The Grand Central Parkway itself forms a barrier between north and south portions of Astoria.

The GCP’s route mirrors a road called Astoria Boulevard that was obliterated when the highway was constructed, and now the service roads on the north and south sides are called Astoria Boulevard North and Astoria Boulevard South.

On the north side of Astoria Boulevard are some scrap metal shops, then a glorious diner called the Jackson Hole, with the most wonderful preserved sign. We enjoyed the sign, and then crossed over to Astoria Boulevard South, following the highway east towards Jackson Heights. 

Along the northern edge of St. Michael’s Cemetery we walked on a narrow not-quite-a-sidewalk next to the access road that gradually disappeared, until we reached an entrance. 

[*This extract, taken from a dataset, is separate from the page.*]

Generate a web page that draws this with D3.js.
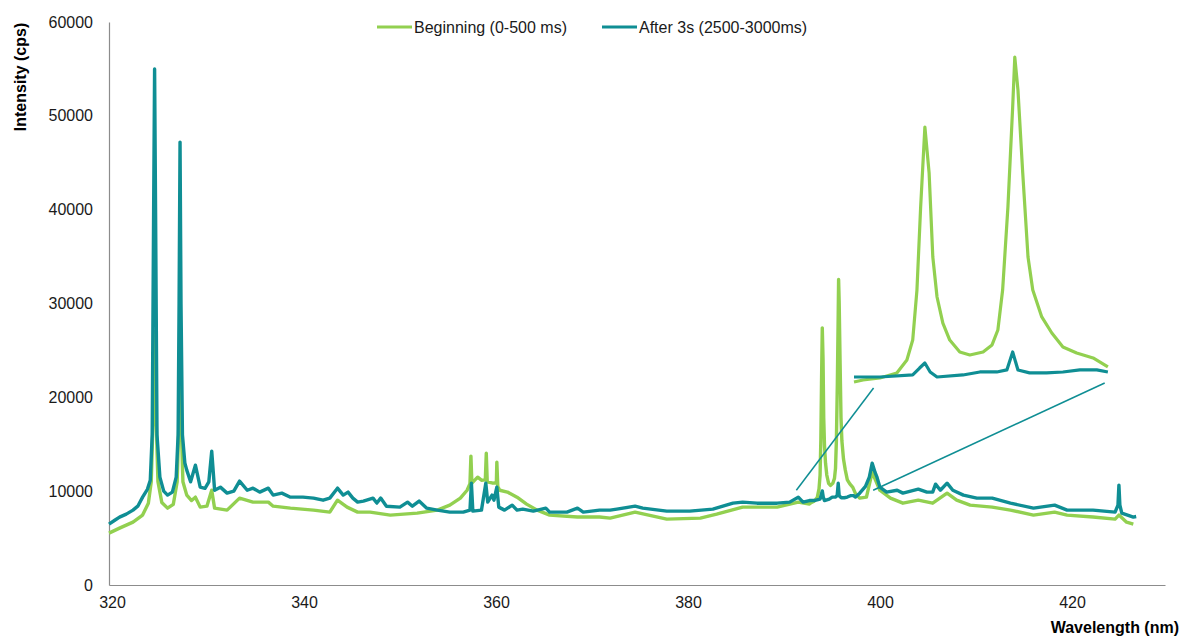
<!DOCTYPE html>
<html><head><meta charset="utf-8">
<script src="https://cdn.jsdelivr.net/npm/d3@7"></script>
<style>
body{margin:0;background:#fff;}
text{font-family:"Liberation Sans",Arial,sans-serif;}
</style></head>
<body><svg id="c" width="1181" height="637"></svg>
<script>
const seriesNames = ["Beginning (0-500 ms)", "After 3s (2500-3000ms)"];
const xTicks = [320, 340, 360, 380, 400, 420];
const yTicks = [0, 10000, 20000, 30000, 40000, 50000, 60000];

const greenWl = [320.0,321.1,322.5,323.5,324.1,324.4,324.6,324.75,324.9,325.1,325.5,326.1,326.7,327.1,327.3,327.4,327.5,327.7,328.1,328.6,329.0,329.5,330.2,330.7,331.0,332.3,333.6,335.0,336.6,337.1,338.9,341.3,343.0,343.8,344.8,345.9,347.2,349.3,352.1,354.2,355.5,356.6,357.3,357.6,357.7,357.8,358.4,358.8,359.2,359.3,359.4,360.0,360.35,360.4,360.5,360.7,361.5,362.5,363.5,364.6,365.9,368.8,371.1,372.2,374.8,378.1,381.6,383.3,386.0,389.6,391.8,392.96,393.13,393.45,393.77,393.96,394.07,394.15,394.22,394.3,394.38,394.45,394.53,394.64,394.77,394.96,395.15,395.4,395.57,395.68,395.77,395.87,395.96,396.0,396.06,396.15,396.25,396.34,396.51,396.7,396.91,397.17,397.48,397.76,398.2,398.9,399.5,400.3,401.4,402.7,404.3,405.8,407.3,408.3,409.7,412.0,413.9,416.3,418.5,419.8,422.5,424.8,425.2,426.0,426.7];
const greenInt = [5530,6060,6700,7450,8720,11000,18000,27000,18000,11000,8800,8190,8600,11000,18000,26000,18000,11000,9580,9000,9360,8300,8400,10100,8190,7980,9260,8830,8830,8400,8190,7980,7770,9040,8300,7770,7770,7450,7660,7980,8510,9260,10100,10800,13730,10850,11490,11170,11200,14040,11000,10850,10900,13090,10500,10100,9900,9360,8620,7980,7450,7240,7240,7130,7770,7020,7130,7550,8300,8300,8830,8630,8780,8930,9300,10250,11720,15400,21510,27400,24020,17830,14890,12970,11720,10840,10620,10840,11360,12460,15400,21510,28870,32550,30120,24020,17830,15400,13420,12240,11210,10770,10400,9740,9260,9360,12020,10100,9260,8720,9040,8720,9790,9040,8510,8300,7980,7450,7770,7450,7240,7020,7450,6700,6490];

const tealWl = [320.0,320.6,321.1,321.8,322.5,323.0,323.5,324.0,324.3,324.5,324.65,324.75,324.85,325.0,325.3,325.7,326.1,326.6,327.0,327.2,327.3,327.4,327.5,327.65,327.9,328.1,328.5,329.0,329.5,330.0,330.4,330.7,331.0,331.6,332.3,333.0,333.6,334.4,335.0,335.7,336.6,337.1,338.0,338.9,340.2,341.3,342.3,343.0,343.8,344.4,344.9,345.4,345.9,346.5,347.5,347.9,348.3,348.9,350.3,351.1,351.6,352.3,353.1,354.2,355.5,356.9,357.6,357.75,357.9,358.8,359.25,359.45,359.9,360.1,360.4,360.6,361.2,362.0,362.5,363.1,364.2,365.5,365.9,367.7,368.8,369.4,371.1,372.2,372.9,374.8,375.6,378.1,380.5,382.9,383.6,385.0,386.0,387.5,389.6,390.9,391.8,392.3,392.96,393.45,394.07,394.2,394.3,394.4,394.53,395.02,395.34,395.66,395.85,395.96,396.06,396.28,396.6,396.91,397.23,397.55,397.76,398.2,398.8,399.2,399.5,399.8,400.0,400.3,401.0,402.1,402.7,404.3,405.2,405.8,406.1,406.6,407.3,407.9,409.0,410.4,412.0,413.9,416.3,418.5,419.8,422.5,424.8,425.1,425.2,425.3,425.5,426.7,427.0];
const tealInt = [6490,6900,7230,7550,7980,8400,9360,10200,11170,16000,40000,55000,40000,16000,11500,10000,9580,9900,11500,16000,30000,47200,30000,16000,13000,12240,11000,12770,10430,10300,11000,14260,10100,10430,9790,10000,11070,10100,10320,9900,10320,9580,9790,9360,9360,9260,9040,9260,10320,9580,9900,9260,8830,8940,9260,8730,9260,8400,8300,8830,8400,8940,8190,7980,7770,7770,7980,10850,7870,7980,10850,8830,9580,9040,10430,8300,7980,8510,7980,8090,7870,8190,7770,7770,8190,7770,7980,7980,8090,8400,8190,7870,7870,8090,8300,8720,8830,8720,8720,8830,9360,8830,9000,9000,9150,9660,10030,9370,9000,9150,9370,9370,9520,10840,9520,9300,9300,9370,9520,9520,9370,9790,10500,11500,12980,12000,11490,10430,9900,10100,9790,10210,9900,9900,10750,10100,10850,10100,9580,9260,9260,8720,8190,8510,7980,7980,7770,8500,10640,8500,7660,7240,7300];

const colors = ["#92D050", "#0F8E94"];

const svg = d3.select("#c");
const x = d3.scaleLinear().domain([320, 430]).range([109, 1165]);
const y = d3.scaleLinear().domain([0, 60000]).range([585, 22]);

// axes
const xAxis = svg.append("g").attr("transform", "translate(0,585)")
  .call(d3.axisBottom(x).tickValues(xTicks).tickSize(0).tickPadding(12).tickFormat(d3.format("d")));
const yAxis = svg.append("g").attr("transform", "translate(109,0)")
  .call(d3.axisLeft(y).tickValues(yTicks).tickSize(0).tickPadding(16).tickFormat(d3.format("d")));
[xAxis, yAxis].forEach(g => {
  g.select(".domain").attr("stroke", "#8c8c8c").attr("stroke-width", 1.2);
  g.selectAll("text").attr("font-size", 16).attr("fill", "#1a1a1a")
   .attr("font-family", "'Liberation Sans',Arial,sans-serif");
});
xAxis.selectAll("text").attr("dx", 3);

const series = [
  greenWl.map((w, i) => ({w, v: greenInt[i]})),
  tealWl.map((w, i) => ({w, v: tealInt[i]}))
];

const line = d3.line().x(d => x(d.w)).y(d => y(d.v));
series.forEach((s, i) => {
  svg.append("path").datum(s).attr("d", line).attr("fill", "none")
    .attr("stroke", colors[i]).attr("stroke-width", 3.4).attr("stroke-linejoin", "round");
});

// inset (magnified view of 393-397.8 nm)
const xi = d3.scaleLinear().domain([392.96, 397.8]).range([854, 1110]);
const yi = d3.scaleLinear().domain([9000, 32700]).range([377, 55]);
const lineI = d3.line().x(d => xi(d.w)).y(d => yi(d.v));
series.forEach((s, i) => {
  const sub = s.filter(d => d.w >= 392.95 && d.w <= 397.8);
  svg.append("path").datum(sub).attr("d", lineI).attr("fill", "none")
    .attr("stroke", colors[i]).attr("stroke-width", 3.2).attr("stroke-linejoin", "round");
});

// connector lines
const conn = [
  [[x(391.6), y(10100)], [xi(393.33), yi(8190)]],
  [[x(399.6), y(10100)], [xi(397.7), yi(8560)]]
];
conn.forEach(c => {
  svg.append("line").attr("x1", c[0][0]).attr("y1", c[0][1]).attr("x2", c[1][0]).attr("y2", c[1][1])
    .attr("stroke", colors[1]).attr("stroke-width", 1.5);
});

// legend
const legX = [377, 602];
seriesNames.forEach((n, i) => {
  svg.append("line").attr("x1", legX[i]).attr("x2", legX[i] + 35).attr("y1", 27).attr("y2", 27)
    .attr("stroke", colors[i]).attr("stroke-width", 3);
  svg.append("text").attr("x", legX[i] + 37).attr("y", 33).attr("font-size", 16)
    .attr("fill", "#1a1a1a").text(n);
});

// axis titles
svg.append("text").attr("transform", "translate(26,77) rotate(-90)").attr("text-anchor", "middle")
  .attr("font-size", 16).attr("font-weight", "bold").attr("fill", "#000").text("Intensity (cps)");
svg.append("text").attr("x", 1179).attr("y", 633).attr("text-anchor", "end")
  .attr("font-size", 16).attr("font-weight", "bold").attr("fill", "#000").text("Wavelength (nm)");
</script></body></html>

St. Michael’s is one of many cemeteries in Queens; there’s more than five million people buried in Queens, more than double the living population of the borough. St. Michael’s is one of the oldest in the city, dating back to 1852, one of a number that were opened after the state passed the Rural Cemetery Act, a law that encouraged the city of New York to bury its dead in areas outside of Manhattan, on undeveloped land. 

Rev. Thomas McClure Peters purchased the land to start this cemetery in order to provide a resting place for the poor and working classes in the city, and the names on the plots tell a story about the different waves of immigrants who have arrived in New York City over the past 170 years, from German to Italian and Greek, then Chinese, Korean and Hindu family names.